● What is expected
Exactly the lines from the start of the data below through the line that contains "293, 308, 292, 232, 198, 238, 257]" are to be copied, with pictures left out.

━━ Supplied information ━━

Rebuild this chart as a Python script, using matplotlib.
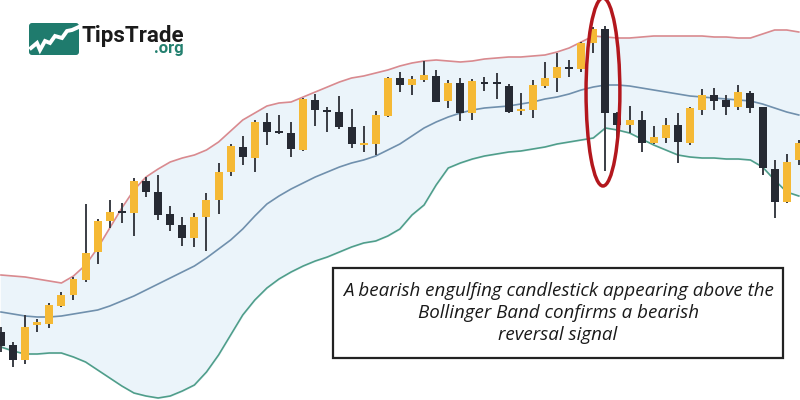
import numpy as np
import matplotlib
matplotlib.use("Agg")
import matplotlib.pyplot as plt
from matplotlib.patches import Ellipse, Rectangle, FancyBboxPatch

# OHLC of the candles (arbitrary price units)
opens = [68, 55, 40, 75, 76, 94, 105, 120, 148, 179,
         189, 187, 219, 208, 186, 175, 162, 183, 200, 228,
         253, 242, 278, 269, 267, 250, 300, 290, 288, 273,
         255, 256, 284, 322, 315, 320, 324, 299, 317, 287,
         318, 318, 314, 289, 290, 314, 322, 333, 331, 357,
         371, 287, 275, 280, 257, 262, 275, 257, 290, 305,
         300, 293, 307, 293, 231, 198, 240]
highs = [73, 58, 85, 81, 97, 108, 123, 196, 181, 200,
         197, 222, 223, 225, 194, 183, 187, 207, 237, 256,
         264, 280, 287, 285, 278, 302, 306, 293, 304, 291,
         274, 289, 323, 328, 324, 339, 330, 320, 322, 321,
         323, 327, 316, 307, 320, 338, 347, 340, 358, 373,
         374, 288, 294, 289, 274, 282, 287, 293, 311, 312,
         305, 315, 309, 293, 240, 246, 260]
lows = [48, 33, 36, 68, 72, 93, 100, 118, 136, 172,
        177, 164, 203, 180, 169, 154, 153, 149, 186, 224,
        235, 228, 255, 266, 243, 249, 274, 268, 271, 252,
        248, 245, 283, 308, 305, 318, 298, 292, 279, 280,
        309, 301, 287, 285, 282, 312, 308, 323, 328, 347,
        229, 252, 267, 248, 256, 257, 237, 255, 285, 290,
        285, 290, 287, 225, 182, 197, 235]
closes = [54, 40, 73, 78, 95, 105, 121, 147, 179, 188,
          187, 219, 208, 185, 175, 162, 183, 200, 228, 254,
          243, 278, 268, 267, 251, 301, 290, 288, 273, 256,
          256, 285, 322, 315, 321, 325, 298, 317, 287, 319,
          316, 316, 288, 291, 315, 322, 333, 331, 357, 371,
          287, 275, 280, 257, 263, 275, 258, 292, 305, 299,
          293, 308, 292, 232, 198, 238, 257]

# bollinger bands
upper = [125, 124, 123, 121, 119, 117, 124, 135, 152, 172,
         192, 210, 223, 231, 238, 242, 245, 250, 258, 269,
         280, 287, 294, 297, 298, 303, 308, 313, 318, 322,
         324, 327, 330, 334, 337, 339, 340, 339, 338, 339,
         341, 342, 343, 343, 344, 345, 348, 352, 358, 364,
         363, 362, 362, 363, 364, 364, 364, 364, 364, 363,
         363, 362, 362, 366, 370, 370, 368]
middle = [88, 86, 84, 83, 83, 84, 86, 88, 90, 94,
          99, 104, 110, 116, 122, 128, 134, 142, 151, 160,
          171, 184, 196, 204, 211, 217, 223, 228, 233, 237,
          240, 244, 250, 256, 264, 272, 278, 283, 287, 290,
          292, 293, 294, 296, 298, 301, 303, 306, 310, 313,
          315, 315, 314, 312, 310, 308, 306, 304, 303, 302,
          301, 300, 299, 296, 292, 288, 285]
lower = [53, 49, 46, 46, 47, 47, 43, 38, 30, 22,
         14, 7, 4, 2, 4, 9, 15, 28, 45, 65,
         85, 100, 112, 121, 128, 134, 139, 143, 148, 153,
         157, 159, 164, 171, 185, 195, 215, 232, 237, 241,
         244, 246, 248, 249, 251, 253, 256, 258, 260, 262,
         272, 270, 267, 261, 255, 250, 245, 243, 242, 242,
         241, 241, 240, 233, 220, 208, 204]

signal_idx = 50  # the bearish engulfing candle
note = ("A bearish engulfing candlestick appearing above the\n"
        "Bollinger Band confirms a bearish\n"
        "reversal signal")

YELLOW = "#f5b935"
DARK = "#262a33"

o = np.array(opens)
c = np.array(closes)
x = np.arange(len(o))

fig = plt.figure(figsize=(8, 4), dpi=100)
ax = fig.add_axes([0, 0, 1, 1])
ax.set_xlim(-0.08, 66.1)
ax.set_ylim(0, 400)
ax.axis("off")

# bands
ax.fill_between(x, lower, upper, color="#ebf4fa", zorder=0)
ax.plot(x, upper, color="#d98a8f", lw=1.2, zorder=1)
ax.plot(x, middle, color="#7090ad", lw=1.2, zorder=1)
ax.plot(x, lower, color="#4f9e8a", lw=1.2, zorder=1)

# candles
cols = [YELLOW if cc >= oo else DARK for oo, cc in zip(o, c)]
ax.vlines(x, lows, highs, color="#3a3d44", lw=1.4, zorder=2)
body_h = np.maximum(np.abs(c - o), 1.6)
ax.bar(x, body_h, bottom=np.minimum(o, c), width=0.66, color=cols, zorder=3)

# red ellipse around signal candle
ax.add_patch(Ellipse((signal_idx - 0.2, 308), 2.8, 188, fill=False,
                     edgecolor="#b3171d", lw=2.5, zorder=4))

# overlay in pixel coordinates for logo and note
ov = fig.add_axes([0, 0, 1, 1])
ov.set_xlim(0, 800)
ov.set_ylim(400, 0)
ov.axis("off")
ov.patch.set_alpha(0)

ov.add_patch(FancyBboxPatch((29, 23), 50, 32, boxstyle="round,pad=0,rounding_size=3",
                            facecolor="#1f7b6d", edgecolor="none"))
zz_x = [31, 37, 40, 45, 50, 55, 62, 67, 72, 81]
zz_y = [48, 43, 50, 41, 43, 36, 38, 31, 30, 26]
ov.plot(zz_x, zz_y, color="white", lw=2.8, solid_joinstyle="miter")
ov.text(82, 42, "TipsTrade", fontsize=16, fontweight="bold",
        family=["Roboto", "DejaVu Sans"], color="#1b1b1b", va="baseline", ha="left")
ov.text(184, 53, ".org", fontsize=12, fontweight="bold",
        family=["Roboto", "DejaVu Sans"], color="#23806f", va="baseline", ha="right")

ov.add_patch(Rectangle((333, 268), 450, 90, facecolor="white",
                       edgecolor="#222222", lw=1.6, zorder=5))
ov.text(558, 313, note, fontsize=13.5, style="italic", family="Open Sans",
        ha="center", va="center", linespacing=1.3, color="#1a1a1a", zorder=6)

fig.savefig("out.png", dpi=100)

━━━

● Complete response
Rebuild this chart as a Python script, using matplotlib.
import numpy as np
import matplotlib
matplotlib.use("Agg")
import matplotlib.pyplot as plt
from matplotlib.patches import Ellipse, Rectangle, FancyBboxPatch

# OHLC of the candles (arbitrary price units)
opens = [68, 55, 40, 75, 76, 94, 105, 120, 148, 179,
         189, 187, 219, 208, 186, 175, 162, 183, 200, 228,
         253, 242, 278, 269, 267, 250, 300, 290, 288, 273,
         255, 256, 284, 322, 315, 320, 324, 299, 317, 287,
         318, 318, 314, 289, 290, 314, 322, 333, 331, 357,
         371, 287, 275, 280, 257, 262, 275, 257, 290, 305,
         300, 293, 307, 293, 231, 198, 240]
highs = [73, 58, 85, 81, 97, 108, 123, 196, 181, 200,
         197, 222, 223, 225, 194, 183, 187, 207, 237, 256,
         264, 280, 287, 285, 278, 302, 306, 293, 304, 291,
         274, 289, 323, 328, 324, 339, 330, 320, 322, 321,
         323, 327, 316, 307, 320, 338, 347, 340, 358, 373,
         374, 288, 294, 289, 274, 282, 287, 293, 311, 312,
         305, 315, 309, 293, 240, 246, 260]
lows = [48, 33, 36, 68, 72, 93, 100, 118, 136, 172,
        177, 164, 203, 180, 169, 154, 153, 149, 186, 224,
        235, 228, 255, 266, 243, 249, 274, 268, 271, 252,
        248, 245, 283, 308, 305, 318, 298, 292, 279, 280,
        309, 301, 287, 285, 282, 312, 308, 323, 328, 347,
        229, 252, 267, 248, 256, 257, 237, 255, 285, 290,
        285, 290, 287, 225, 182, 197, 235]
closes = [54, 40, 73, 78, 95, 105, 121, 147, 179, 188,
          187, 219, 208, 185, 175, 162, 183, 200, 228, 254,
          243, 278, 268, 267, 251, 301, 290, 288, 273, 256,
          256, 285, 322, 315, 321, 325, 298, 317, 287, 319,
          316, 316, 288, 291, 315, 322, 333, 331, 357, 371,
          287, 275, 280, 257, 263, 275, 258, 292, 305, 299,
          293, 308, 292, 232, 198, 238, 257]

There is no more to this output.